§ Dataset section:
* start *

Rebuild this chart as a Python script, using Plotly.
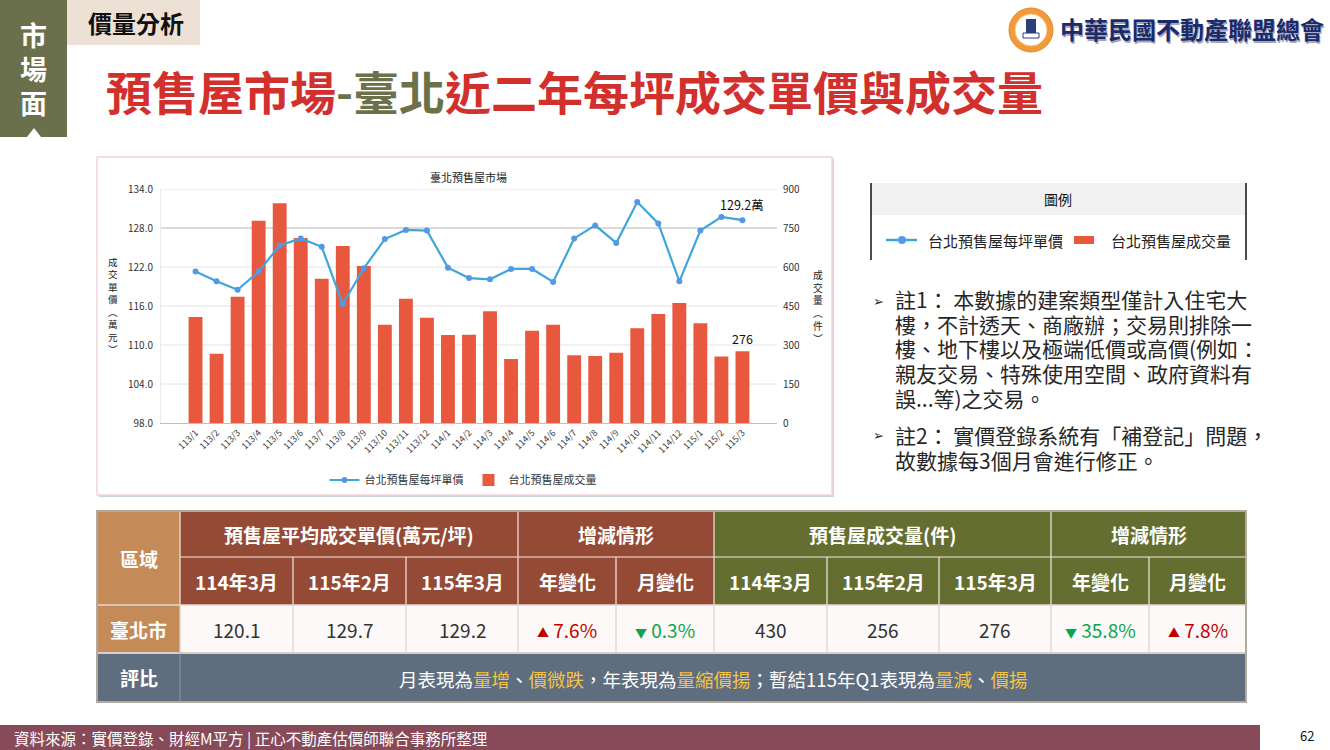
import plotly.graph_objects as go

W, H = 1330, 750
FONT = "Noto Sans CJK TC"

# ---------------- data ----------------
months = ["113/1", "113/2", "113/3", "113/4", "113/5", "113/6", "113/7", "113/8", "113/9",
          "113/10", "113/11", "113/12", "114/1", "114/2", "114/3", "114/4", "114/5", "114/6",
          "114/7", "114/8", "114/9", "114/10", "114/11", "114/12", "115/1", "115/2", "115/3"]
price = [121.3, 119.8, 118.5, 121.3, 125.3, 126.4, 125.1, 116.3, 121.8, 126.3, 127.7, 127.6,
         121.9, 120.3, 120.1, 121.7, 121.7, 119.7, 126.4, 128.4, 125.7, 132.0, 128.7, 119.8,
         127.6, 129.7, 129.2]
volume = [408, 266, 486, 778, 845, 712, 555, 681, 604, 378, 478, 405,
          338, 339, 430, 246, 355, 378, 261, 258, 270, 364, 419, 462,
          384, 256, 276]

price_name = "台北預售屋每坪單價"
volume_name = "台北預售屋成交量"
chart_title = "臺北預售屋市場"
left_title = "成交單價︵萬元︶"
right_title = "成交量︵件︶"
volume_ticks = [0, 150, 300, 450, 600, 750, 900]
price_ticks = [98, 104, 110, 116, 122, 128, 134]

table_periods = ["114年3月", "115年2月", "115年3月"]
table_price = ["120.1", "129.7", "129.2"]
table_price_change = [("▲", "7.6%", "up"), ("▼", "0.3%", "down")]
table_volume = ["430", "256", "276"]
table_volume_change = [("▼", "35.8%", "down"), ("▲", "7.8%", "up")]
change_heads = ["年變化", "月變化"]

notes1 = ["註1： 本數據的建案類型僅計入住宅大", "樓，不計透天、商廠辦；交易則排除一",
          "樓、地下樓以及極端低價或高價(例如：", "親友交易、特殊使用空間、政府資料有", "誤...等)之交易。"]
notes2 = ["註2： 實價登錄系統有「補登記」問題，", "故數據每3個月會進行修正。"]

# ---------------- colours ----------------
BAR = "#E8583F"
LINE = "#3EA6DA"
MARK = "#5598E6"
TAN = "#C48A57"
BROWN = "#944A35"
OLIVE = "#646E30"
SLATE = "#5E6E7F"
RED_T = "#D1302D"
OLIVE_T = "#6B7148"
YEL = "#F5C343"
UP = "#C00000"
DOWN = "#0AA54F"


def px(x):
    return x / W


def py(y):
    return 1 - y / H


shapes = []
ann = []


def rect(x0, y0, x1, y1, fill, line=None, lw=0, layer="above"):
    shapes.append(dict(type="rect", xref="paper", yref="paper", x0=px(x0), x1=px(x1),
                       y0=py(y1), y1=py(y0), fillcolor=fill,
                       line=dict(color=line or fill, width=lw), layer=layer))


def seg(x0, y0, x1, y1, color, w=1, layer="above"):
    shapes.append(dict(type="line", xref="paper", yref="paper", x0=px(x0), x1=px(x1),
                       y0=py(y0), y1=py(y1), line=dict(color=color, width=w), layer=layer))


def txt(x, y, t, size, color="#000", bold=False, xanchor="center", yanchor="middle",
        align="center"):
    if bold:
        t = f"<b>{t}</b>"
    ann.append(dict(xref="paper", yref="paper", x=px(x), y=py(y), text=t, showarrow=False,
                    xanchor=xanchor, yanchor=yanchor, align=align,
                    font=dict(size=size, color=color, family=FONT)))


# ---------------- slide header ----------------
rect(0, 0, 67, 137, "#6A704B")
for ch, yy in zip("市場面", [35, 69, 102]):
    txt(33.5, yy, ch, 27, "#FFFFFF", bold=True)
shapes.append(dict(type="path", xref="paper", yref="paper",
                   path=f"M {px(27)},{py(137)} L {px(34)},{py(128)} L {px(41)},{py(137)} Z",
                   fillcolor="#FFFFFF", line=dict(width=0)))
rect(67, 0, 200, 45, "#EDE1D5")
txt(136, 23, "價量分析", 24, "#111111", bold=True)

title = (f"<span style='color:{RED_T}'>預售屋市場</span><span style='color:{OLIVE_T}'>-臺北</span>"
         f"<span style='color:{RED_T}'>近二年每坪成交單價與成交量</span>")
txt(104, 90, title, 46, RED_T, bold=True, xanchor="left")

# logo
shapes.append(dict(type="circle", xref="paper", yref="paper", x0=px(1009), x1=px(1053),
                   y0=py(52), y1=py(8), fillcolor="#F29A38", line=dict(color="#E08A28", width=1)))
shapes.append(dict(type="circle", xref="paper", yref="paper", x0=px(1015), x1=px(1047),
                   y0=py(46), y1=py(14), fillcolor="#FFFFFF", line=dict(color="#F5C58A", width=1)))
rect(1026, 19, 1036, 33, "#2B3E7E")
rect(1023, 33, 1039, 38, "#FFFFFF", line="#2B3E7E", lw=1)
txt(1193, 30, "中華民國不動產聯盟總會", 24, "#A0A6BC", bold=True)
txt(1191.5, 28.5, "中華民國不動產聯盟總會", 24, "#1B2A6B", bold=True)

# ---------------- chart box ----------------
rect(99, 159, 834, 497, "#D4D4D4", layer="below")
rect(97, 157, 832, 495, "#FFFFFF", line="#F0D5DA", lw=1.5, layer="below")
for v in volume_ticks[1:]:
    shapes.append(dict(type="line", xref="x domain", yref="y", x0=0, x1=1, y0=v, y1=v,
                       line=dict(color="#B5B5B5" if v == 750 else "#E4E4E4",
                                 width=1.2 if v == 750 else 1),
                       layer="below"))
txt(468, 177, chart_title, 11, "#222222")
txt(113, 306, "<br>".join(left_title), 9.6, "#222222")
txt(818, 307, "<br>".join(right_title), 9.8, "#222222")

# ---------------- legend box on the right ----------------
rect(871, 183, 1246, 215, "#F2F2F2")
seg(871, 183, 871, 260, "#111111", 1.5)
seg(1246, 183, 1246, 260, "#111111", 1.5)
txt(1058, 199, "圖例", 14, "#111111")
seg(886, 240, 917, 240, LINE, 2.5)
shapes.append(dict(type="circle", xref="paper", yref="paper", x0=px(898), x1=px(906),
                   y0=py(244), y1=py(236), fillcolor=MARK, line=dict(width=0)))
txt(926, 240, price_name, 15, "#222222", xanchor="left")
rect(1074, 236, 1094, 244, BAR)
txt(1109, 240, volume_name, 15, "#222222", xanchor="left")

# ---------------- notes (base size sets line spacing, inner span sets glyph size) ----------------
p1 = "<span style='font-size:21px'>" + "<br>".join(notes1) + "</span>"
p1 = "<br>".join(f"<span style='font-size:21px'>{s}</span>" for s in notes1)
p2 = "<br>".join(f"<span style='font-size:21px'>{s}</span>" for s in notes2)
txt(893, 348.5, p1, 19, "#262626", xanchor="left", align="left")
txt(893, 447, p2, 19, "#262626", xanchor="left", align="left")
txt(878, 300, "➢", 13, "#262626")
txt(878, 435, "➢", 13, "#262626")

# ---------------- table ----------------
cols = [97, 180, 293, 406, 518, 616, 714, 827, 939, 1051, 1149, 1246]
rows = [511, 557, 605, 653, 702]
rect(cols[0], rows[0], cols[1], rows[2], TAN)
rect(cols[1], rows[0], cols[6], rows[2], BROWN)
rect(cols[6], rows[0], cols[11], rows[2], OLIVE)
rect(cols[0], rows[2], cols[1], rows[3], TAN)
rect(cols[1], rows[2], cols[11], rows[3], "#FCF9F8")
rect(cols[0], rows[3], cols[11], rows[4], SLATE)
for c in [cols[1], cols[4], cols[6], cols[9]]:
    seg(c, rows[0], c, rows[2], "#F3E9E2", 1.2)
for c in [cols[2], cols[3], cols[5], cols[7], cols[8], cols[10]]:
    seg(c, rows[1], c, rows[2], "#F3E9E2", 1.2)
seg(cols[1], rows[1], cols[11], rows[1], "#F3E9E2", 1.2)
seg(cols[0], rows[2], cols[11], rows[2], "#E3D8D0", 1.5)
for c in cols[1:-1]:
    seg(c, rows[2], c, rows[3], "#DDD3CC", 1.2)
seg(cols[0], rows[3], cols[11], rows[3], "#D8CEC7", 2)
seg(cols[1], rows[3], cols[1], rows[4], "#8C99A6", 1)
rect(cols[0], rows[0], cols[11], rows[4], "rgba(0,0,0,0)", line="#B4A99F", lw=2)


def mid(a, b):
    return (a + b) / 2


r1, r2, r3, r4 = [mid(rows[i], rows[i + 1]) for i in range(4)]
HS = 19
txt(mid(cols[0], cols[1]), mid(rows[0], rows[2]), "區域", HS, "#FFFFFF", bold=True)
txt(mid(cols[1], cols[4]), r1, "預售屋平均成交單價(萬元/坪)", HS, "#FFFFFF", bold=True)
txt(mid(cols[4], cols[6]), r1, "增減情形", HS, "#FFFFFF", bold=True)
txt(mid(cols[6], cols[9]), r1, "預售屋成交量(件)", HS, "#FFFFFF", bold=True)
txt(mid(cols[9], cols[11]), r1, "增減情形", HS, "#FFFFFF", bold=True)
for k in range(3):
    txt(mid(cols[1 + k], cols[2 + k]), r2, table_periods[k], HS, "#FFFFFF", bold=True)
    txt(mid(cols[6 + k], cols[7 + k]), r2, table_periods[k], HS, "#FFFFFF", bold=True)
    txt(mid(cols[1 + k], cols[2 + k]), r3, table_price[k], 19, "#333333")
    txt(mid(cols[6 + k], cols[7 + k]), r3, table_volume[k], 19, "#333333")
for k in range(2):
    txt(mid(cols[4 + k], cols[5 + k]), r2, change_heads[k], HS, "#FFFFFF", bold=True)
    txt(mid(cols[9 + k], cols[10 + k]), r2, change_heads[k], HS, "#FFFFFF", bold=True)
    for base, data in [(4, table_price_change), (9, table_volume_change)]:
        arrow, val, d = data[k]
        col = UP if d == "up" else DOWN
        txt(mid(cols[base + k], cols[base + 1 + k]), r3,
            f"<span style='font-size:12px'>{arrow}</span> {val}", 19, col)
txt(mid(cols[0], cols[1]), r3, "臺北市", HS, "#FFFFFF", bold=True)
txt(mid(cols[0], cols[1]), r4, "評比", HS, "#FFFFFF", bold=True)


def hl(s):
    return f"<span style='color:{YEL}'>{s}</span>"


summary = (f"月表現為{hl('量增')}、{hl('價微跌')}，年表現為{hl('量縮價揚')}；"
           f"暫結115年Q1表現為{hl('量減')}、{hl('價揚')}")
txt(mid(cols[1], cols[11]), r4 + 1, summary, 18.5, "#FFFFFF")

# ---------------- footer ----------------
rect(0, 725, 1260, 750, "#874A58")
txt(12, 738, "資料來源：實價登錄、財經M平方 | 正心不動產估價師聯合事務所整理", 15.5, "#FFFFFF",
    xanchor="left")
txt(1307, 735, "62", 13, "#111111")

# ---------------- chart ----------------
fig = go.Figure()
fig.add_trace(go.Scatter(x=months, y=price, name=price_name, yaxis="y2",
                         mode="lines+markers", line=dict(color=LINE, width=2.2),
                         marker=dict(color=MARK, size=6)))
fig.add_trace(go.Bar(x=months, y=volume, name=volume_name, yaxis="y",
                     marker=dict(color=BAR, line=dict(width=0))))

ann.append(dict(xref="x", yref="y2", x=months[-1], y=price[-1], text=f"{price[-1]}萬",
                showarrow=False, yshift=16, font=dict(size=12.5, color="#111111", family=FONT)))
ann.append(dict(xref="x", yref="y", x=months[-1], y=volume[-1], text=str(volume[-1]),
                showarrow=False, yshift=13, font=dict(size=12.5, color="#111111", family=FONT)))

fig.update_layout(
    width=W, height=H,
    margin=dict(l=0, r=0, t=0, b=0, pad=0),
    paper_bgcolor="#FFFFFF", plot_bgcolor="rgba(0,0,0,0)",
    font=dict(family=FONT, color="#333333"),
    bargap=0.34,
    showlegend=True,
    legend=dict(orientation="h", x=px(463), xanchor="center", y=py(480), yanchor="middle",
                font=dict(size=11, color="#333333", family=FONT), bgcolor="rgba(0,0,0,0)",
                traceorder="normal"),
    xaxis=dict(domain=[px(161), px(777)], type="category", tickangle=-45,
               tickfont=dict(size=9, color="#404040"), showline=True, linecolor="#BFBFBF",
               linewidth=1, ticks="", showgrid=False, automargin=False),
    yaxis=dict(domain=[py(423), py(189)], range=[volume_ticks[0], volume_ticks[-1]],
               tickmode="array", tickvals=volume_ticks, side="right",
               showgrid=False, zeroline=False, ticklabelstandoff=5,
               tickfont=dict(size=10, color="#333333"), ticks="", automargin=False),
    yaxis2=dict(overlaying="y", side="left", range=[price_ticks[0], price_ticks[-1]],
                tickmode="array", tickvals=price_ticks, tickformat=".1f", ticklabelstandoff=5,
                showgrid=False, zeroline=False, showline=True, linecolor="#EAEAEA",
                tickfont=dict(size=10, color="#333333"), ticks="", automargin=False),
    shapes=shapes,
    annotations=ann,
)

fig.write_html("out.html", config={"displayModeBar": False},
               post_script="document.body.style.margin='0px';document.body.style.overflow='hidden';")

* end *

§ Short problem: Quote, please, every line of the material above from its start through the line that has "384, 256, 276]", reproducing the words exactly and dropping any images.

§ Complete answer:
Rebuild this chart as a Python script, using Plotly.
import plotly.graph_objects as go

W, H = 1330, 750
FONT = "Noto Sans CJK TC"

# ---------------- data ----------------
months = ["113/1", "113/2", "113/3", "113/4", "113/5", "113/6", "113/7", "113/8", "113/9",
          "113/10", "113/11", "113/12", "114/1", "114/2", "114/3", "114/4", "114/5", "114/6",
          "114/7", "114/8", "114/9", "114/10", "114/11", "114/12", "115/1", "115/2", "115/3"]
price = [121.3, 119.8, 118.5, 121.3, 125.3, 126.4, 125.1, 116.3, 121.8, 126.3, 127.7, 127.6,
         121.9, 120.3, 120.1, 121.7, 121.7, 119.7, 126.4, 128.4, 125.7, 132.0, 128.7, 119.8,
         127.6, 129.7, 129.2]
volume = [408, 266, 486, 778, 845, 712, 555, 681, 604, 378, 478, 405,
          338, 339, 430, 246, 355, 378, 261, 258, 270, 364, 419, 462,
          384, 256, 276]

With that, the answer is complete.